> Work instructions
Please transcribe the data below exactly. Leave the pictures out.

> Records for this task
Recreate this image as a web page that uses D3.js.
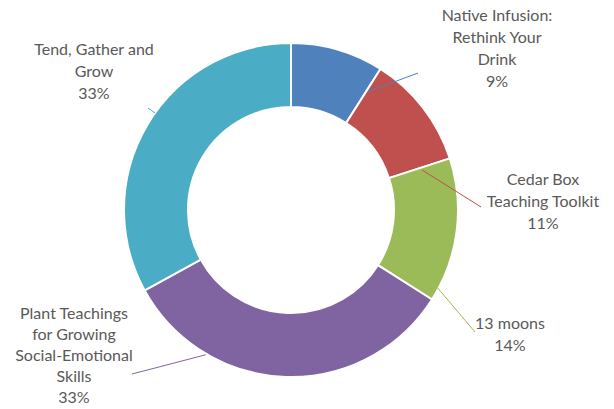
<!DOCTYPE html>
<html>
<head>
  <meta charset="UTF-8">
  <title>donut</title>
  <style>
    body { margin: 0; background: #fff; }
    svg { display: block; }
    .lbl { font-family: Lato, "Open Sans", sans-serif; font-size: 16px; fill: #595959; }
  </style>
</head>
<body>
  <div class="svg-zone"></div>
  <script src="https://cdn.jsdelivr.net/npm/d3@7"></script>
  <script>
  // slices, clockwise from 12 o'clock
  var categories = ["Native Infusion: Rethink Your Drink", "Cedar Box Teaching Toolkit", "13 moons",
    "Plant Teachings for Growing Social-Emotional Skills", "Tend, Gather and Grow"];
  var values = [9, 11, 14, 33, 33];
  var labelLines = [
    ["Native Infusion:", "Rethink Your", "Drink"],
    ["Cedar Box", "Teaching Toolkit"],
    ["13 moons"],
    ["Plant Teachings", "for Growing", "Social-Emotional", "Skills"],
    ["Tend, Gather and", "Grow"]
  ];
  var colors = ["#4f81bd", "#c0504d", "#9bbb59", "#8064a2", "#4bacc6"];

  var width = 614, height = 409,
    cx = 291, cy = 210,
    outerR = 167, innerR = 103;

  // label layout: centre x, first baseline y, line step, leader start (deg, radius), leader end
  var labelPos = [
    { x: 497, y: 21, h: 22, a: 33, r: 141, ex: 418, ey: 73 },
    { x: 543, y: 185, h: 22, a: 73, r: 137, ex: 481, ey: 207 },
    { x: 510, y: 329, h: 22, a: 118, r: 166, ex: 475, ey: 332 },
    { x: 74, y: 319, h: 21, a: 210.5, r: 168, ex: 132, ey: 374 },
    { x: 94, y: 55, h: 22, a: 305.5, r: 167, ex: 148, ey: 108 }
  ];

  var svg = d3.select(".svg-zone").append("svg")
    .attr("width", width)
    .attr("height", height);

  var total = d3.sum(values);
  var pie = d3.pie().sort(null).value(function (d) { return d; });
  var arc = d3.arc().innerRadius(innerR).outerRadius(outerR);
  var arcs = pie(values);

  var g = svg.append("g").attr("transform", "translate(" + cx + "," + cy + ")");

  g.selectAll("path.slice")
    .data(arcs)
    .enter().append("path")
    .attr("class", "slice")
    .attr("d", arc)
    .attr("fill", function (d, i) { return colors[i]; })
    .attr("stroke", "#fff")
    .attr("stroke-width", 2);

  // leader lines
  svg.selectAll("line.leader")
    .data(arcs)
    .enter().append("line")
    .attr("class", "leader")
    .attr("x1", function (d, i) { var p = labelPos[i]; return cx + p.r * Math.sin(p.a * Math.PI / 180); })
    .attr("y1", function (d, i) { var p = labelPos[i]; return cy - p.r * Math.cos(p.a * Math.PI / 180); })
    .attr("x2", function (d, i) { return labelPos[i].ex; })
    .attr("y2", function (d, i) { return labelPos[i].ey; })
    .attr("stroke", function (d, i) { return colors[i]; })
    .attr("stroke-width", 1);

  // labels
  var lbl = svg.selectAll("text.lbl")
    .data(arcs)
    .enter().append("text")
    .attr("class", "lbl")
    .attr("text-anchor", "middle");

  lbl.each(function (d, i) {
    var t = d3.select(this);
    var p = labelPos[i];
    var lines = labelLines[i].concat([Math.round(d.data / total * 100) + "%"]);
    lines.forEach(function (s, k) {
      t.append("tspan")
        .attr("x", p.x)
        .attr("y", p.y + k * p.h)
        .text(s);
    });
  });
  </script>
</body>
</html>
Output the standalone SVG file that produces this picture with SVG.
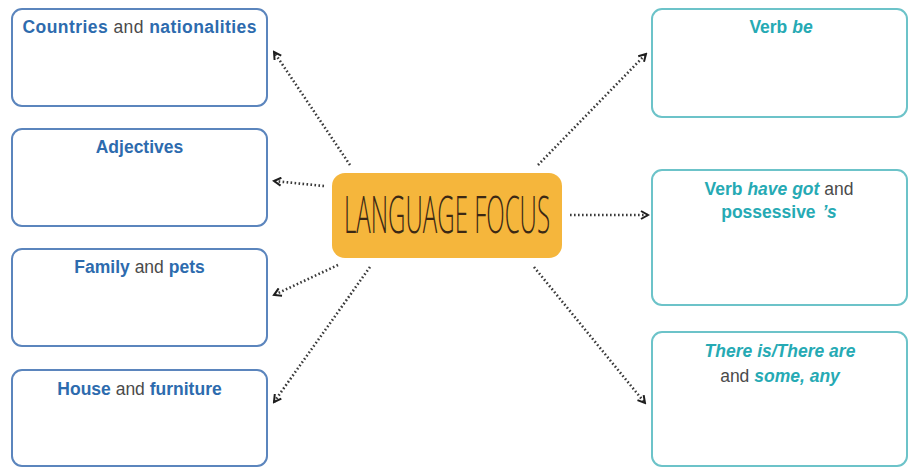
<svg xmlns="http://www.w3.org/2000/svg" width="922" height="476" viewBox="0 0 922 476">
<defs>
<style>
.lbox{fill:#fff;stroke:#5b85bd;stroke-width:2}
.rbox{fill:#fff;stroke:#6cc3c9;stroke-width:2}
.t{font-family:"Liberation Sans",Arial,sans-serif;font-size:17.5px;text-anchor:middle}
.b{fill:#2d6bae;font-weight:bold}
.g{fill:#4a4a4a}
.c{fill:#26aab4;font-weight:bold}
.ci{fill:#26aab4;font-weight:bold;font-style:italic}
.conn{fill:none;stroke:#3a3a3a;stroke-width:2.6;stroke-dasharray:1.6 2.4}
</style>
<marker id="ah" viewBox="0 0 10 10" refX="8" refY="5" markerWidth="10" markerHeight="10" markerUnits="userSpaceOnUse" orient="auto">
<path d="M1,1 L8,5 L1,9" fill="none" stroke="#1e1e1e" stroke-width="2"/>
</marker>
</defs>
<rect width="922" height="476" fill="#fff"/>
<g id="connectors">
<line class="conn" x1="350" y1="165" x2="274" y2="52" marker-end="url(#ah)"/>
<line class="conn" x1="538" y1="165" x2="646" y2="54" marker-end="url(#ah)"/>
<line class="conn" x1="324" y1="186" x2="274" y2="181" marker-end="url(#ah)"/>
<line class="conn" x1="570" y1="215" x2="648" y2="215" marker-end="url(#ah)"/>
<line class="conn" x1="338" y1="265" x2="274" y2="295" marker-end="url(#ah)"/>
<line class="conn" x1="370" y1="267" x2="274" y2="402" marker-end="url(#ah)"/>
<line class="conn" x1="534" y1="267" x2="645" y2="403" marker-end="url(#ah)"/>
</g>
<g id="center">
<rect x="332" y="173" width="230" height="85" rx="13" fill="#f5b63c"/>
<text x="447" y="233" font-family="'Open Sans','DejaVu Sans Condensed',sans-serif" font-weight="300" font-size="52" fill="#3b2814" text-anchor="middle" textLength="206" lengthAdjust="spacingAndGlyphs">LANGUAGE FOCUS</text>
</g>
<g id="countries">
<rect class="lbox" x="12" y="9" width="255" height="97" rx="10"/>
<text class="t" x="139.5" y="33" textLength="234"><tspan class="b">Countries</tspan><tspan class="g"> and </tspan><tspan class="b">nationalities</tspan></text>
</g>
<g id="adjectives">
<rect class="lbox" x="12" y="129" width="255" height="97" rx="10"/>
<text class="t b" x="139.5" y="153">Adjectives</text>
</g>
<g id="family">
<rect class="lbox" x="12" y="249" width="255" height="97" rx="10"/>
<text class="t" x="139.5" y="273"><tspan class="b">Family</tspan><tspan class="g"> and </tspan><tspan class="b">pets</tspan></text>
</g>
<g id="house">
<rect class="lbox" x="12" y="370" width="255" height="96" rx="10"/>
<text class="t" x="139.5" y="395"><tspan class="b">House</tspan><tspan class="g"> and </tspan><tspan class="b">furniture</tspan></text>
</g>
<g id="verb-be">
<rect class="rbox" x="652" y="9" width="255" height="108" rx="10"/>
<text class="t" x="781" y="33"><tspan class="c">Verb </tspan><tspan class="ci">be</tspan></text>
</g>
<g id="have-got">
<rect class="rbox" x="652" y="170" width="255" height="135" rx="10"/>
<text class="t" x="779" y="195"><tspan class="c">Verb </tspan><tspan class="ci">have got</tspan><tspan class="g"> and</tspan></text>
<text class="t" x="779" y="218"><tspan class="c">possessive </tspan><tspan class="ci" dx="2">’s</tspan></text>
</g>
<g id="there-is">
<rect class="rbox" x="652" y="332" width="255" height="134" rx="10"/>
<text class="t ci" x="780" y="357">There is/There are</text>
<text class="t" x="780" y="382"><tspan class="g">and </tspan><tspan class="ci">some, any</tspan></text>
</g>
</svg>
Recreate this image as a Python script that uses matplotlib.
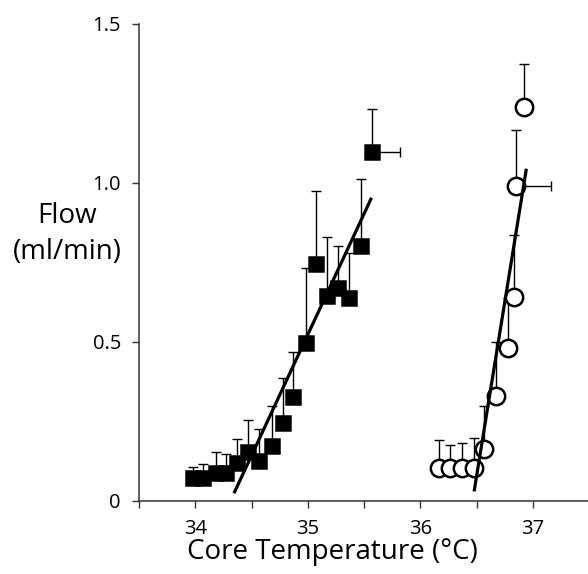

> Final result
Recreate this image as a web page that uses D3.js.
<!DOCTYPE html>
<html>
<head>
  <meta charset="UTF-8">
  <title>donut</title>
  <style>
    body { margin: 0; background: #fff; }
    svg { display: block; }
    .lbl { font-family: Lato, "Open Sans", sans-serif; font-size: 16px; fill: #595959; }
  </style>
</head>
<body>
  <div class="svg-zone"></div>
  <script src="https://cdn.jsdelivr.net/npm/d3@7"></script>
  <script>
  // slices, clockwise from 12 o'clock
  var categories = ["Native Infusion: Rethink Your Drink", "Cedar Box Teaching Toolkit", "13 moons",
    "Plant Teachings for Growing Social-Emotional Skills", "Tend, Gather and Grow"];
  var values = [9, 11, 14, 33, 33];
  var labelLines = [
    ["Native Infusion:", "Rethink Your", "Drink"],
    ["Cedar Box", "Teaching Toolkit"],
    ["13 moons"],
    ["Plant Teachings", "for Growing", "Social-Emotional", "Skills"],
    ["Tend, Gather and", "Grow"]
  ];
  var colors = ["#4f81bd", "#c0504d", "#9bbb59", "#8064a2", "#4bacc6"];

  var width = 614, height = 409,
    cx = 291, cy = 210,
    outerR = 167, innerR = 103;

  // label layout: centre x, first baseline y, line step, leader start (deg, radius), leader end
  var labelPos = [
    { x: 497, y: 21, h: 22, a: 33, r: 141, ex: 418, ey: 73 },
    { x: 543, y: 185, h: 22, a: 73, r: 137, ex: 481, ey: 207 },
    { x: 510, y: 329, h: 22, a: 118, r: 166, ex: 475, ey: 332 },
    { x: 74, y: 319, h: 21, a: 210.5, r: 168, ex: 132, ey: 374 },
    { x: 94, y: 55, h: 22, a: 305.5, r: 167, ex: 148, ey: 108 }
  ];

  var svg = d3.select(".svg-zone").append("svg")
    .attr("width", width)
    .attr("height", height);

  var total = d3.sum(values);
  var pie = d3.pie().sort(null).value(function (d) { return d; });
  var arc = d3.arc().innerRadius(innerR).outerRadius(outerR);
  var arcs = pie(values);

  var g = svg.append("g").attr("transform", "translate(" + cx + "," + cy + ")");

  g.selectAll("path.slice")
    .data(arcs)
    .enter().append("path")
    .attr("class", "slice")
    .attr("d", arc)
    .attr("fill", function (d, i) { return colors[i]; })
    .attr("stroke", "#fff")
    .attr("stroke-width", 2);

  // leader lines
  svg.selectAll("line.leader")
    .data(arcs)
    .enter().append("line")
    .attr("class", "leader")
    .attr("x1", function (d, i) { var p = labelPos[i]; return cx + p.r * Math.sin(p.a * Math.PI / 180); })
    .attr("y1", function (d, i) { var p = labelPos[i]; return cy - p.r * Math.cos(p.a * Math.PI / 180); })
    .attr("x2", function (d, i) { return labelPos[i].ex; })
    .attr("y2", function (d, i) { return labelPos[i].ey; })
    .attr("stroke", function (d, i) { return colors[i]; })
    .attr("stroke-width", 1);

  // labels
  var lbl = svg.selectAll("text.lbl")
    .data(arcs)
    .enter().append("text")
    .attr("class", "lbl")
    .attr("text-anchor", "middle");

  lbl.each(function (d, i) {
    var t = d3.select(this);
    var p = labelPos[i];
    var lines = labelLines[i].concat([Math.round(d.data / total * 100) + "%"]);
    lines.forEach(function (s, k) {
      t.append("tspan")
        .attr("x", p.x)
        .attr("y", p.y + k * p.h)
        .text(s);
    });
  });
  </script>
</body>
</html>
Output the standalone SVG file that produces this picture with SVG.
<svg xmlns="http://www.w3.org/2000/svg" width="922" height="476" viewBox="0 0 922 476">
<defs>
<style>
.lbox{fill:#fff;stroke:#5b85bd;stroke-width:2}
.rbox{fill:#fff;stroke:#6cc3c9;stroke-width:2}
.t{font-family:"Liberation Sans",Arial,sans-serif;font-size:17.5px;text-anchor:middle}
.b{fill:#2d6bae;font-weight:bold}
.g{fill:#4a4a4a}
.c{fill:#26aab4;font-weight:bold}
.ci{fill:#26aab4;font-weight:bold;font-style:italic}
.conn{fill:none;stroke:#3a3a3a;stroke-width:2.6;stroke-dasharray:1.6 2.4}
</style>
<marker id="ah" viewBox="0 0 10 10" refX="8" refY="5" markerWidth="10" markerHeight="10" markerUnits="userSpaceOnUse" orient="auto">
<path d="M1,1 L8,5 L1,9" fill="none" stroke="#1e1e1e" stroke-width="2"/>
</marker>
</defs>
<rect width="922" height="476" fill="#fff"/>
<g id="connectors">
<line class="conn" x1="350" y1="165" x2="274" y2="52" marker-end="url(#ah)"/>
<line class="conn" x1="538" y1="165" x2="646" y2="54" marker-end="url(#ah)"/>
<line class="conn" x1="324" y1="186" x2="274" y2="181" marker-end="url(#ah)"/>
<line class="conn" x1="570" y1="215" x2="648" y2="215" marker-end="url(#ah)"/>
<line class="conn" x1="338" y1="265" x2="274" y2="295" marker-end="url(#ah)"/>
<line class="conn" x1="370" y1="267" x2="274" y2="402" marker-end="url(#ah)"/>
<line class="conn" x1="534" y1="267" x2="645" y2="403" marker-end="url(#ah)"/>
</g>
<g id="center">
<rect x="332" y="173" width="230" height="85" rx="13" fill="#f5b63c"/>
<text x="447" y="233" font-family="'Open Sans','DejaVu Sans Condensed',sans-serif" font-weight="300" font-size="52" fill="#3b2814" text-anchor="middle" textLength="206" lengthAdjust="spacingAndGlyphs">LANGUAGE FOCUS</text>
</g>
<g id="countries">
<rect class="lbox" x="12" y="9" width="255" height="97" rx="10"/>
<text class="t" x="139.5" y="33" textLength="234"><tspan class="b">Countries</tspan><tspan class="g"> and </tspan><tspan class="b">nationalities</tspan></text>
</g>
<g id="adjectives">
<rect class="lbox" x="12" y="129" width="255" height="97" rx="10"/>
<text class="t b" x="139.5" y="153">Adjectives</text>
</g>
<g id="family">
<rect class="lbox" x="12" y="249" width="255" height="97" rx="10"/>
<text class="t" x="139.5" y="273"><tspan class="b">Family</tspan><tspan class="g"> and </tspan><tspan class="b">pets</tspan></text>
</g>
<g id="house">
<rect class="lbox" x="12" y="370" width="255" height="96" rx="10"/>
<text class="t" x="139.5" y="395"><tspan class="b">House</tspan><tspan class="g"> and </tspan><tspan class="b">furniture</tspan></text>
</g>
<g id="verb-be">
<rect class="rbox" x="652" y="9" width="255" height="108" rx="10"/>
<text class="t" x="781" y="33"><tspan class="c">Verb </tspan><tspan class="ci">be</tspan></text>
</g>
<g id="have-got">
<rect class="rbox" x="652" y="170" width="255" height="135" rx="10"/>
<text class="t" x="779" y="195"><tspan class="c">Verb </tspan><tspan class="ci">have got</tspan><tspan class="g"> and</tspan></text>
<text class="t" x="779" y="218"><tspan class="c">possessive </tspan><tspan class="ci" dx="2">’s</tspan></text>
</g>
<g id="there-is">
<rect class="rbox" x="652" y="332" width="255" height="134" rx="10"/>
<text class="t ci" x="780" y="357">There is/There are</text>
<text class="t" x="780" y="382"><tspan class="g">and </tspan><tspan class="ci">some, any</tspan></text>
</g>
</svg>
Recreate this image as a Python script that uses matplotlib.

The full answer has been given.